• **Challenge**:
Restate all the material verbatim, except for the pictures.

• **Supplied data**:

★ ★ ★ ★ ★ ★ ★

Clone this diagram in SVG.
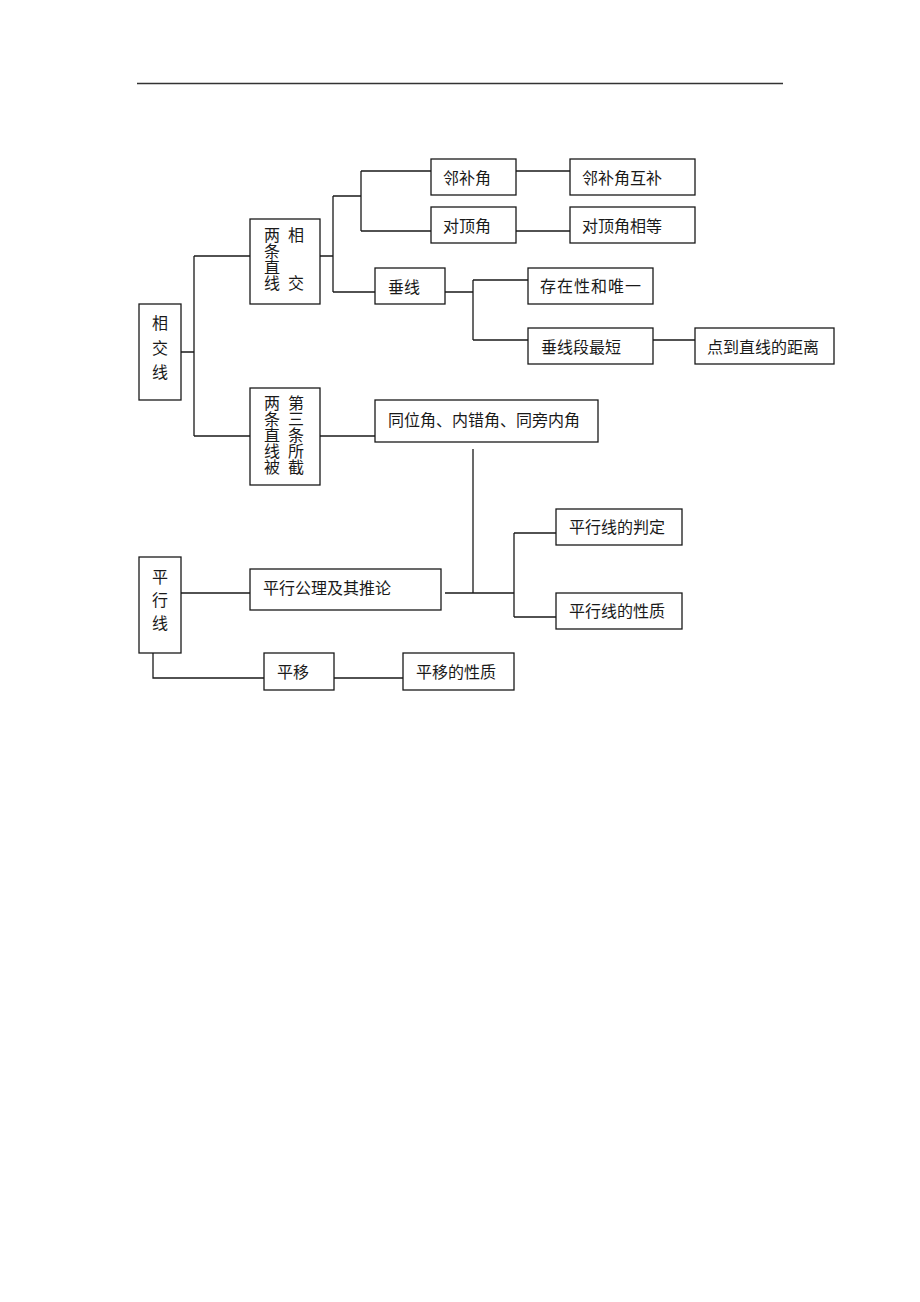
<svg xmlns="http://www.w3.org/2000/svg" width="920" height="1302" viewBox="0 0 920 1302">
<style>
.b{fill:#fff;stroke:#1a1a1a;stroke-width:1.3}
.c{fill:none;stroke:#1a1a1a;stroke-width:1.3}
text{font-family:"Liberation Serif","Noto Sans CJK SC",serif;font-size:16px;fill:#1a1a1a;dominant-baseline:central}
.m{text-anchor:middle}
</style>
<rect width="920" height="1302" fill="#fff"/>
<line x1="137" y1="83.5" x2="783" y2="83.5" stroke="#333" stroke-width="1.5"/>
<g id="connectors" class="c">
<path d="M181 352H194M194 256V436M194 256H250M194 436H250"/>
<path d="M320 256H333M333 196V292M333 196H361M333 292H375M361 171V231M361 171H431M361 231H431"/>
<path d="M516 171H570M516 231H570"/>
<path d="M445 292H473M473 280V340M473 280H528M473 340H528M653 340H695"/>
<path d="M320 436H375"/>
<path d="M181 593H250M445 593H514M473 449V593M514 533V617M514 533H556M514 617H556"/>
<path d="M153 653V678H264M334 678H403"/>
</g>
<g id="n_xjx"><rect class="b" x="139" y="304" width="42" height="96"/><text class="m" x="160" y="323">相</text><text class="m" x="160" y="348">交</text><text class="m" x="160" y="372">线</text></g>
<g id="n_xiangjiao"><rect class="b" x="250" y="219" width="70" height="85"/>
<text class="m" x="272" y="235">两</text><text class="m" x="272" y="251">条</text><text class="m" x="272" y="267">直</text><text class="m" x="272" y="283">线</text>
<text class="m" x="296" y="235">相</text><text class="m" x="296" y="283">交</text></g>
<g id="n_jie"><rect class="b" x="250" y="388" width="70" height="97"/>
<text class="m" x="272" y="403">两</text><text class="m" x="272" y="419">条</text><text class="m" x="272" y="435">直</text><text class="m" x="272" y="451">线</text><text class="m" x="272" y="467">被</text>
<text class="m" x="296" y="403">第</text><text class="m" x="296" y="419">三</text><text class="m" x="296" y="435">条</text><text class="m" x="296" y="451">所</text><text class="m" x="296" y="467">截</text></g>
<g id="n_lbj"><rect class="b" x="431" y="159" width="85" height="36"/><text x="443" y="178">邻补角</text></g>
<g id="n_lbjhb"><rect class="b" x="570" y="159" width="125" height="36"/><text x="582" y="178">邻补角互补</text></g>
<g id="n_ddj"><rect class="b" x="431" y="207" width="85" height="36"/><text x="443" y="226">对顶角</text></g>
<g id="n_ddjxd"><rect class="b" x="570" y="207" width="125" height="36"/><text x="582" y="226">对顶角相等</text></g>
<g id="n_cx"><rect class="b" x="375" y="268" width="70" height="36"/><text x="388" y="287">垂线</text></g>
<g id="n_czx"><rect class="b" x="528" y="268" width="125" height="36"/><text x="540" y="286" letter-spacing="1">存在性和唯一</text></g>
<g id="n_cxd"><rect class="b" x="528" y="328" width="125" height="36"/><text x="541" y="347">垂线段最短</text></g>
<g id="n_jl"><rect class="b" x="695" y="328" width="139" height="36"/><text x="707" y="347">点到直线的距离</text></g>
<g id="n_tw"><rect class="b" x="375" y="400" width="223" height="42"/><text x="388" y="420">同位角、内错角、同旁内角</text></g>
<g id="n_pxx"><rect class="b" x="139" y="557" width="42" height="96"/><text class="m" x="160" y="577">平</text><text class="m" x="160" y="600">行</text><text class="m" x="160" y="623">线</text></g>
<g id="n_gl"><rect class="b" x="250" y="569" width="191" height="41"/><text x="263" y="588">平行公理及其推论</text></g>
<g id="n_pd"><rect class="b" x="556" y="509" width="126" height="36"/><text x="569" y="527">平行线的判定</text></g>
<g id="n_xz"><rect class="b" x="556" y="593" width="126" height="36"/><text x="569" y="611">平行线的性质</text></g>
<g id="n_py"><rect class="b" x="264" y="653" width="70" height="37"/><text x="277" y="672">平移</text></g>
<g id="n_pyxz"><rect class="b" x="403" y="653" width="111" height="37"/><text x="416" y="672">平移的性质</text></g>
</svg>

★ ★ ★ ★ ★ ★ ★

• **Task solution**:
Clone this diagram in SVG.
<svg xmlns="http://www.w3.org/2000/svg" width="920" height="1302" viewBox="0 0 920 1302">
<style>
.b{fill:#fff;stroke:#1a1a1a;stroke-width:1.3}
.c{fill:none;stroke:#1a1a1a;stroke-width:1.3}
text{font-family:"Liberation Serif","Noto Sans CJK SC",serif;font-size:16px;fill:#1a1a1a;dominant-baseline:central}
.m{text-anchor:middle}
</style>
<rect width="920" height="1302" fill="#fff"/>
<line x1="137" y1="83.5" x2="783" y2="83.5" stroke="#333" stroke-width="1.5"/>
<g id="connectors" class="c">
<path d="M181 352H194M194 256V436M194 256H250M194 436H250"/>
<path d="M320 256H333M333 196V292M333 196H361M333 292H375M361 171V231M361 171H431M361 231H431"/>
<path d="M516 171H570M516 231H570"/>
<path d="M445 292H473M473 280V340M473 280H528M473 340H528M653 340H695"/>
<path d="M320 436H375"/>
<path d="M181 593H250M445 593H514M473 449V593M514 533V617M514 533H556M514 617H556"/>
<path d="M153 653V678H264M334 678H403"/>
</g>
<g id="n_xjx"><rect class="b" x="139" y="304" width="42" height="96"/><text class="m" x="160" y="323">相</text><text class="m" x="160" y="348">交</text><text class="m" x="160" y="372">线</text></g>
<g id="n_xiangjiao"><rect class="b" x="250" y="219" width="70" height="85"/>
<text class="m" x="272" y="235">两</text><text class="m" x="272" y="251">条</text><text class="m" x="272" y="267">直</text><text class="m" x="272" y="283">线</text>
<text class="m" x="296" y="235">相</text><text class="m" x="296" y="283">交</text></g>
<g id="n_jie"><rect class="b" x="250" y="388" width="70" height="97"/>
<text class="m" x="272" y="403">两</text><text class="m" x="272" y="419">条</text><text class="m" x="272" y="435">直</text><text class="m" x="272" y="451">线</text><text class="m" x="272" y="467">被</text>
<text class="m" x="296" y="403">第</text><text class="m" x="296" y="419">三</text><text class="m" x="296" y="435">条</text><text class="m" x="296" y="451">所</text><text class="m" x="296" y="467">截</text></g>
<g id="n_lbj"><rect class="b" x="431" y="159" width="85" height="36"/><text x="443" y="178">邻补角</text></g>
<g id="n_lbjhb"><rect class="b" x="570" y="159" width="125" height="36"/><text x="582" y="178">邻补角互补</text></g>
<g id="n_ddj"><rect class="b" x="431" y="207" width="85" height="36"/><text x="443" y="226">对顶角</text></g>
<g id="n_ddjxd"><rect class="b" x="570" y="207" width="125" height="36"/><text x="582" y="226">对顶角相等</text></g>
<g id="n_cx"><rect class="b" x="375" y="268" width="70" height="36"/><text x="388" y="287">垂线</text></g>
<g id="n_czx"><rect class="b" x="528" y="268" width="125" height="36"/><text x="540" y="286" letter-spacing="1">存在性和唯一</text></g>
<g id="n_cxd"><rect class="b" x="528" y="328" width="125" height="36"/><text x="541" y="347">垂线段最短</text></g>
<g id="n_jl"><rect class="b" x="695" y="328" width="139" height="36"/><text x="707" y="347">点到直线的距离</text></g>
<g id="n_tw"><rect class="b" x="375" y="400" width="223" height="42"/><text x="388" y="420">同位角、内错角、同旁内角</text></g>
<g id="n_pxx"><rect class="b" x="139" y="557" width="42" height="96"/><text class="m" x="160" y="577">平</text><text class="m" x="160" y="600">行</text><text class="m" x="160" y="623">线</text></g>
<g id="n_gl"><rect class="b" x="250" y="569" width="191" height="41"/><text x="263" y="588">平行公理及其推论</text></g>
<g id="n_pd"><rect class="b" x="556" y="509" width="126" height="36"/><text x="569" y="527">平行线的判定</text></g>
<g id="n_xz"><rect class="b" x="556" y="593" width="126" height="36"/><text x="569" y="611">平行线的性质</text></g>
<g id="n_py"><rect class="b" x="264" y="653" width="70" height="37"/><text x="277" y="672">平移</text></g>
<g id="n_pyxz"><rect class="b" x="403" y="653" width="111" height="37"/><text x="416" y="672">平移的性质</text></g>
</svg>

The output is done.